Netflix released its latest earnings report on Monday after closing bell, and while the first quarter numbers beat EPS estimates, investors were more worried about the second quarter guide for subscriber adds. The analyst comments following that report are a mixed bag, with most firms cutting their price targets, others leaving them alone, and one or two actually upping their targets.

Netflix, Inc. Earnings: Analyst Reactions A Mixed Bag

FBR raises Netflix target

FBR & Co. analyst Barton Crockett bumped up his price target for Netflix slightly from $100 to $104 but maintained his Market Perform rating. He called the first quarter results “decent,” with GAAP earnings coming in at 6 cents per share, revenue at $1.8 billion, and non-GAAP earnings at 6 cents per share. The consensus estimates were $1.9 billion in revenue and 4 cents per share in non-GAAP earnings.

Netflix added 2.23 million domestic subscribers, beating Wall Street’s estimate of 1.77 million and management’s guide of 1.75 million. For the second quarter, they guided for about 2 million new subscribers in the second quarter, which is less than half what the company added in the first quarter. They guided for 500,000 domestic adds, and Crockett noted that this level is close to the growth the company had from 2012 to 2014 but that the current arc suggests a high level of saturation.

He doesn’t believe an increase in average revenue per user will be able to answer all of Netflix’s problems because of increasing competition as Amazon waded further into the fray with its announcement about its standalone subscription offering for Prime Instant Video. ARPU is set to increase starting in May when the subscribers who have been with Netflix for more than two years will see their monthly subscription price raised to be in line with what everyone else has been paying for the last two years.

Credit Suisse, Mizuho cut Netflix target

Credit Suisse analyst Stephen Ju cut his price target for Netflix from $127 to $116 per share but maintained his Neutral rating. He said that last night’s report doesn’t change Netflix’s “long term addressable opportunity but rather its growth trajectory to one less steep as the company enters a normalized period of growth following a broader global launch in 1Q16.” He cut his international streaming subscriber growth estimates while increasing content costs.
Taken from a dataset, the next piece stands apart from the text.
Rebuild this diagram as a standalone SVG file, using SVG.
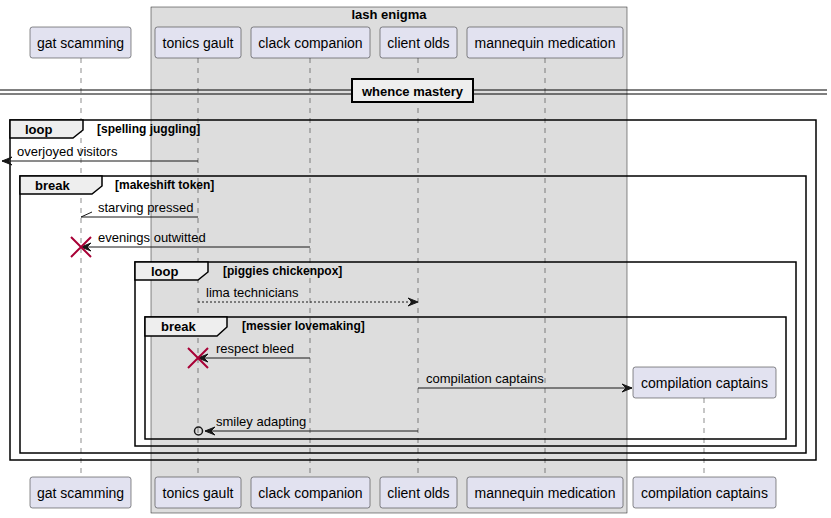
<svg xmlns="http://www.w3.org/2000/svg" width="831" height="518" viewBox="0 0 831 518">
<defs>
<style>
.p rect{fill:#E2E2F0;stroke:#181818;stroke-width:0.5}
.p text{font-family:"Liberation Sans",Arial,sans-serif;font-size:14px;fill:#000;text-anchor:middle}
.life{stroke:#181818;stroke-width:0.5;stroke-dasharray:5,5;fill:none}
.msg{stroke:#181818;stroke-width:1;fill:none}
.dash{stroke-dasharray:2,2}
.mt{font-family:"Liberation Sans",Arial,sans-serif;font-size:13px;fill:#000}
.fr{fill:none;stroke:#000;stroke-width:1.5}
.tab{fill:#EEEEEE;stroke:#000;stroke-width:1.5}
.fl{font-family:"Liberation Sans",Arial,sans-serif;font-size:13px;font-weight:bold;fill:#000}
.fc{font-family:"Liberation Sans",Arial,sans-serif;font-size:12px;font-weight:bold;fill:#000}
.x{stroke:#A80036;stroke-width:2}
</style>
<marker id="ah" markerUnits="userSpaceOnUse" markerWidth="12" markerHeight="10" refX="10" refY="4" orient="auto" overflow="visible">
<path d="M0,0 L10,4 L0,8 L4,4 Z" fill="#181818" stroke="#181818" stroke-width="1"/>
</marker>
</defs>
<rect width="831" height="518" fill="#FFFFFF"/>
<g id="box-lash-enigma">
<rect x="151" y="7" width="476" height="506" fill="#DDDDDD" stroke="#181818" stroke-width="0.5"/>
<text x="389" y="19" class="fl" text-anchor="middle">lash enigma</text>
</g>
<g id="lifelines">
<line class="life" x1="81" y1="58" x2="81" y2="477"/>
<line class="life" x1="198" y1="58" x2="198" y2="477"/>
<line class="life" x1="310" y1="58" x2="310" y2="477"/>
<line class="life" x1="418" y1="58" x2="418" y2="477"/>
<line class="life" x1="545" y1="58" x2="545" y2="477"/>
<line class="life" x1="704" y1="398" x2="704" y2="477"/>
</g>
<g id="p-gat-scamming" class="p">
<rect x="30" y="27" width="101" height="31" rx="2.5"/><text x="80.5" y="47.5">gat scamming</text>
<rect x="30" y="477" width="101" height="31" rx="2.5"/><text x="80.5" y="497.5">gat scamming</text>
</g>
<g id="p-tonics-gault" class="p">
<rect x="155" y="27" width="86" height="31" rx="2.5"/><text x="198" y="47.5">tonics gault</text>
<rect x="155" y="477" width="86" height="31" rx="2.5"/><text x="198" y="497.5">tonics gault</text>
</g>
<g id="p-clack-companion" class="p">
<rect x="251" y="27" width="119" height="31" rx="2.5"/><text x="310.5" y="47.5">clack companion</text>
<rect x="251" y="477" width="119" height="31" rx="2.5"/><text x="310.5" y="497.5">clack companion</text>
</g>
<g id="p-client-olds" class="p">
<rect x="380" y="27" width="77" height="31" rx="2.5"/><text x="418.5" y="47.5">client olds</text>
<rect x="380" y="477" width="77" height="31" rx="2.5"/><text x="418.5" y="497.5">client olds</text>
</g>
<g id="p-mannequin-medication" class="p">
<rect x="467" y="27" width="156" height="31" rx="2.5"/><text x="545" y="47.5">mannequin medication</text>
<rect x="467" y="477" width="156" height="31" rx="2.5"/><text x="545" y="497.5">mannequin medication</text>
</g>
<g id="p-compilation-captains" class="p">
<rect x="633" y="367" width="143" height="31" rx="2.5"/><text x="704.5" y="387.5">compilation captains</text>
<rect x="633" y="477" width="143" height="31" rx="2.5"/><text x="704.5" y="497.5">compilation captains</text>
</g>
<g id="divider-whence-mastery">
<line x1="0" y1="90" x2="827" y2="90" stroke="#000" stroke-width="1"/>
<line x1="0" y1="94" x2="827" y2="94" stroke="#000" stroke-width="1"/>
<rect x="352" y="79" width="121" height="23" fill="#EEEEEE" stroke="#000" stroke-width="2"/>
<text x="412.5" y="96" class="fl" text-anchor="middle">whence mastery</text>
</g>
<g id="frames">
<g id="loop-spelling-juggling">
<rect class="fr" x="10" y="120" width="806" height="340"/>
<path class="tab" d="M10,120 H83 V130 L73,138 H10 Z"/>
<text x="25" y="134" class="fl">loop</text>
<text x="97" y="133" class="fc">[spelling juggling]</text>
</g>
<g id="break-makeshift-token">
<rect class="fr" x="20" y="176" width="786" height="277"/>
<path class="tab" d="M20,176 H102 V186 L92,194 H20 Z"/>
<text x="35" y="190" class="fl">break</text>
<text x="115" y="189" class="fc">[makeshift token]</text>
</g>
<g id="loop-piggies-chickenpox">
<rect class="fr" x="135" y="262" width="661" height="184"/>
<path class="tab" d="M135,262 H208 V272 L198,280 H135 Z"/>
<text x="151" y="276" class="fl">loop</text>
<text x="223" y="275" class="fc">[piggies chickenpox]</text>
</g>
<g id="break-messier-lovemaking">
<rect class="fr" x="145" y="317" width="641" height="122"/>
<path class="tab" d="M145,317 H227 V327 L217,336 H145 Z"/>
<text x="161" y="331" class="fl">break</text>
<text x="242" y="330" class="fc">[messier lovemaking]</text>
</g>
</g>
<g id="connectors">
<line class="msg" x1="198" y1="161" x2="2" y2="161" marker-end="url(#ah)"/>
<text x="17" y="156" class="mt">overjoyed visitors</text>
<line class="msg" x1="198" y1="217" x2="81" y2="217"/>
<line class="msg" x1="81" y1="217" x2="92" y2="212"/>
<text x="98" y="212" class="mt">starving pressed</text>
<line class="msg" x1="310" y1="247" x2="81" y2="247" marker-end="url(#ah)"/>
<text x="98" y="242" class="mt">evenings outwitted</text>
<line class="msg dash" x1="198" y1="302" x2="418" y2="302" marker-end="url(#ah)"/>
<text x="206" y="297" class="mt">lima technicians</text>
<line class="msg" x1="310" y1="358" x2="198" y2="358" marker-end="url(#ah)"/>
<text x="216" y="353" class="mt">respect bleed</text>
<line class="msg" x1="418" y1="388" x2="632" y2="388" marker-end="url(#ah)"/>
<text x="426" y="383" class="mt">compilation captains</text>
<line class="msg" x1="418" y1="431" x2="205" y2="431" marker-end="url(#ah)"/>
<circle cx="198.5" cy="431" r="4" fill="none" stroke="#181818" stroke-width="1.5"/>
<text x="216" y="426" class="mt">smiley adapting</text>
</g>
<g id="destroy-marks">
<path class="x" d="M71,237 L91,257 M91,237 L71,257"/>
<path class="x" d="M188,348 L208,368 M208,348 L188,368"/>
</g>
</svg>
Mizuho Securities also cut their price target, pushing it down from $120 to $109 and maintaining their Neutral rating. They’re concerned that international subscriber expectations for this year might be too high. Outperform-rated Cowen and Company cut its target from $155 to $135, while Morgan Stanley cut its target to $125. Nomura cut its target from $130 to $125.

Stifel says buy on pullback

Stifel analyst Scott Devitt is more positive on the streaming company, advising long-term investors to purchase shares on the current pullback. He noted that over the years, investors and analysts have been proven wrong on the company time and again and believes that they will continue to be proven wrong. He likes the international opportunities and emphasized that profitability will come at some point as international is not reaching peak subscriptions. He doesn’t think domestic subscribership is flat-lining either. Devitt has a Buy rating and $143 price target on Netflix.